On behalf of those of us who teach Early Childhood educators and have to put up with a lot of "I know it's not appropriate but the parents want it so I do it anyway." nonsense, thank you. There is a whole generation of kids who are going to be burned out and hate school by the time they are 6 and a whole lot of very bad programs making tons of money by catering to this particular form of ignorance. Kids need to be kids as long as possible. For what it's worth, there is a bunch of research out there that says for most kids learning all this academic crap earlier doesn't lead to academic success later and may inhibit their ability to think on their own . Look for a preschool that focuses on learning through discovery. High Scope and Creative Curriculum are good examples of this.

Meika said...

Oh. My gosh. I don't know if it's just Massachusetts moms, but I definitely don't see that in West Michigan. I can't even FIND a toddler program for my precocious little two-year-old (she's five weeks younger than Gabe) around here; nothing starts until age three. And I'm impressed that she can count to eight in English and knows what colors are and letters? No. Have not even addressed that. And as much as I would like her out of my hair a few mornings a week (and i'm pretty sure she would like to BE out of my hair a few mornings a week), I don't think keeping her home is neglectful in the least. Holy crap. Actually, when I've mentioned finding a preschool for her to my friends, they invariably say, "Isn't she a little young for that?" It's amazing how mama culture varies by region - I hadn't even realized.
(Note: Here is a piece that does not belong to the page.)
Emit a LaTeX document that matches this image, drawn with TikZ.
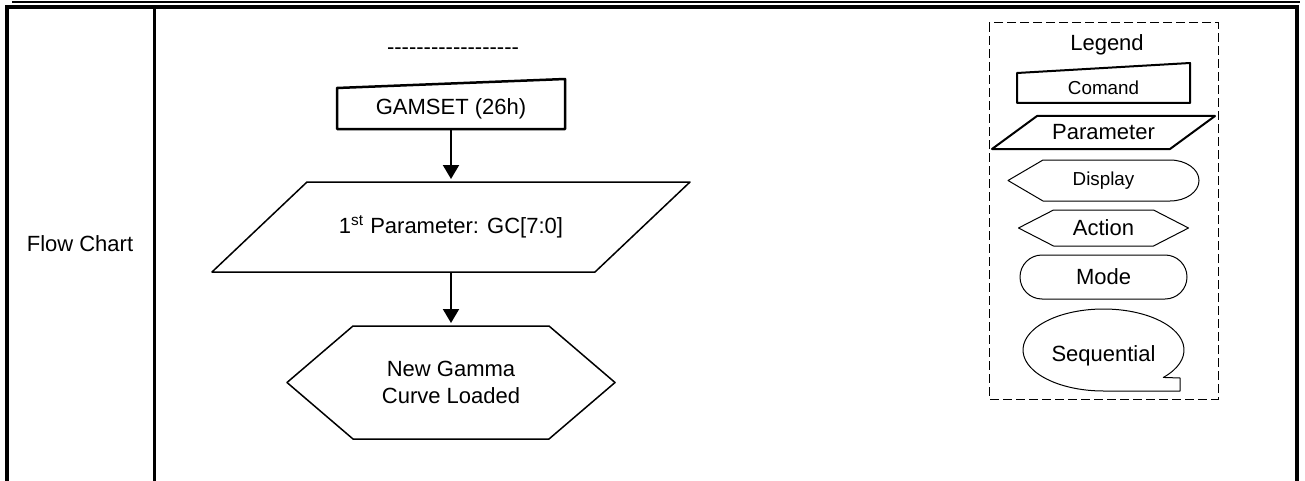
\documentclass[tikz,border=0pt]{standalone}
\usepackage{fontspec}
\setmainfont{Liberation Sans}
\usetikzlibrary{positioning, arrows.meta, shapes.geometric, shapes.misc, calc}

\begin{document}
\begin{tikzpicture}[
    x=0.5pt, y=-0.5pt,
    txt/.style={
        font=\fontsize{11pt}{13.5pt}\selectfont,
        align=center,
        inner sep=0pt,
        outer sep=0pt
    },
    smalltxt/.style={
        txt,
        font=\fontsize{9.4pt}{11pt}\selectfont
    },
    frame/.style={line width=2pt},
    heavy/.style={line width=1.25pt, line join=round},
    plain/.style={line width=0.75pt, line join=round},
    thin/.style={line width=0.5pt, line join=round},
    legendbox/.style={line width=0.5pt, dash pattern=on 4.5pt off 2pt},
    arr/.style={
        -{Triangle[length=7pt, width=8pt]},
        line width=1pt,
        shorten >=1.5pt
    }
]
\useasboundingbox (0,0) rectangle (1305,481);

% Table frame
\draw[line width=0.85pt] (12,2) -- (1300,2);
\draw[frame] (7,481) -- (7,7.3) -- (1297,7.3) -- (1297,481);
\draw[line width=1.2pt] (154.5,7.3) -- (154.5,481);
\node[txt] (rowname) at (80,244) {Flow Chart};

% Main vertical flow
\node[txt] (dashes) at (453,51) {\foreach \i in {1,...,18}{-\kern0pt}};
\node[txt, minimum width=114pt, minimum height=20.5pt] (cmd) at (451,108.5) {GAMSET (26h)};
\node[txt, minimum width=239pt, minimum height=45pt, below=26.5pt of cmd] (par)
{1\textsuperscript{st} Parameter: GC[7:0]};
\node[txt, minimum width=164pt, minimum height=56.5pt, below=27pt of par] (hex)
{New Gamma\\Curve Loaded};

% Outlines
\draw[heavy] (cmd.south west) -- (cmd.north west) -- ([yshift=4.5pt]cmd.north east)
    -- (cmd.south east) -- cycle;
\draw[plain] (par.south west) -- ([xshift=47.5pt]par.north west) -- (par.north east)
    -- ([xshift=-47.5pt]par.south east) -- cycle;
\draw[plain] (hex.west) -- ([xshift=33pt]hex.north west) -- ([xshift=-33pt]hex.north east)
    -- (hex.east) -- ([xshift=-33pt]hex.south east) -- ([xshift=33pt]hex.south west) -- cycle;

% Connections
\draw[arr] (cmd) -- (par);
\draw[arr] (par) -- (hex);

% Legend
\draw[legendbox] (989,23) rectangle (1218,399);
\node[txt] (legend) at (1107,45) {Legend};
\node[smalltxt, minimum width=86.5pt, minimum height=15pt] (lcmd) at (1103.5,88) {Comand};
\node[txt, minimum width=111.5pt, minimum height=16.5pt, below=6.5pt of lcmd] (lpar) {Parameter};
\node[smalltxt, minimum width=95.5pt, minimum height=20.5pt, below=5.5pt of lpar] (ldisp) {Display};
\node[txt, minimum width=85pt, minimum height=18pt, below=4.5pt of ldisp] (lact) {Action};
\node[txt, rounded rectangle, thin, draw, minimum width=83.5pt, minimum height=22pt,
    below=4.5pt of lact] (lmode) {Mode};
\node[txt, ellipse, minimum width=80.5pt, minimum height=41pt, below=5pt of lmode] (lseq)
{\raisebox{-5.5pt}[0pt][0pt]{Sequential}};

\draw[line width=1pt, line join=round] (lcmd.south west) -- (lcmd.north west)
    -- ([yshift=5pt]lcmd.north east) -- (lcmd.south east) -- cycle;
\draw[line width=1pt, line join=round] (lpar.south west) -- ([xshift=22.5pt]lpar.north west)
    -- (lpar.north east) -- ([xshift=-22.5pt]lpar.south east) -- cycle;
\draw[thin] (ldisp.west) -- ([xshift=17.5pt]ldisp.north west) -- ([xshift=-14.5pt]ldisp.north east)
    arc[start angle=90, end angle=-90, x radius=14.5pt, y radius=10.25pt]
    -- ([xshift=17.5pt]ldisp.south west) -- cycle;
\draw[thin] (lact.west) -- ([xshift=17.5pt]lact.north west) -- ([xshift=-17.5pt]lact.north east)
    -- (lact.east) -- ([xshift=-17.5pt]lact.south east) -- ([xshift=17.5pt]lact.south west) -- cycle;
\draw[thin] ($(lseq.center)+(-42:40.25pt and 20.5pt)$)
    arc[start angle=-42, end angle=270, x radius=40.25pt, y radius=20.5pt]
    -- ++(38.25pt,0) -- ++(0,6.5pt) -- cycle;

\end{tikzpicture}
\end{document}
Knit and Purl Mama said...

I know how you feel with the late birthday, as Sean's birthday is the exact same one as Gabe's. Though, for me, here, it as cheaper for me to put him in full time daycare instead of separation the program at the local Y at 2 days as week.

Sean stumbles on his colors (we're working on them) but he can count also in English & french. He can also recognize the entire alphabet out of order (and of course in order). So proud of the out of order!

I am sure whatever decision you make will be the best one for your family.